Provided that no such waiver or modification shall be approved if such application is made after the expiry of the time stipulated for the handing over of vacant possession under the contract of sale or after the validity of any extension of time, if any, granted by the Controller.

Having considered the said Regulation, I accept the submission of the appellant that for the controller to waive the period of 36 months and to give such further extended time as is necessary the defendant ought to have applied for such extension under reg. 11(3). Unfortunately, the defendant has not in any of its affidavits provided any evidence that, (a) such application had been made, (b) that it was made before the expiry of the 36 months, and (c) that the controller had waived or modified such compliance. Having perused the affidavits of the defendant I note that the defendant has failed to show why it was unable to complete within the required period. In any case even if it can show the reason, that does not provide it a way out. It still ought to apply to the controller for a waiver by showing to the controller why it is unable to comply. The special circumstances referred to in the proviso to reg. 11(3) can mean the doctrine of frustration, but it is not for this court to decide on the issue of frustration. That ought firstly to be raised before the controller.

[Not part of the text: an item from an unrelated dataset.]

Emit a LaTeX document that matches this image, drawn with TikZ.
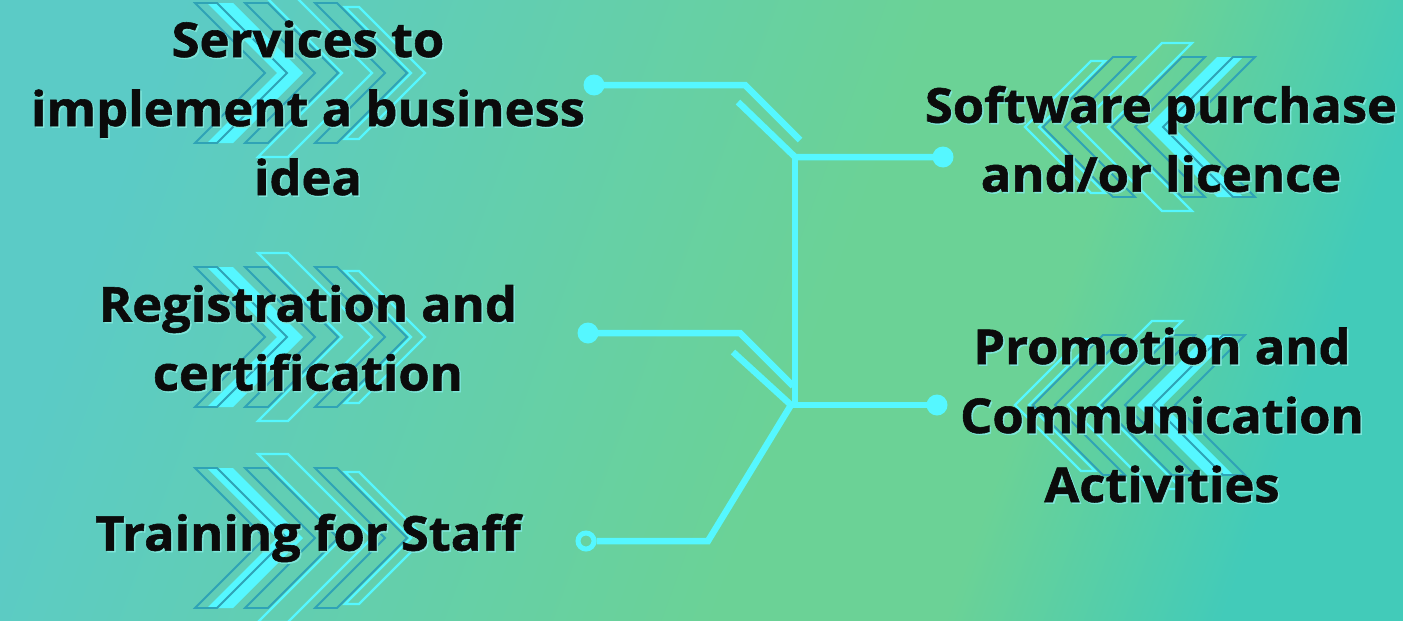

When asked by the court as to what the present position of the said project is, counsel for the defendant requested for time to file an affidavit. I did not see the need to adjourn on that score. Since the defendant had failed to show it had complied with reg. 11(3) I set aside the order of the learned SAR given on 26 January 2000 and entered judgment for the plaintiffs in the undisputed sum of RM295,637.95 and decided that the case do proceed in respect of the rest of the prayers. I also awarded the plaintiffs the costs of the appeal and fixed a date for case management.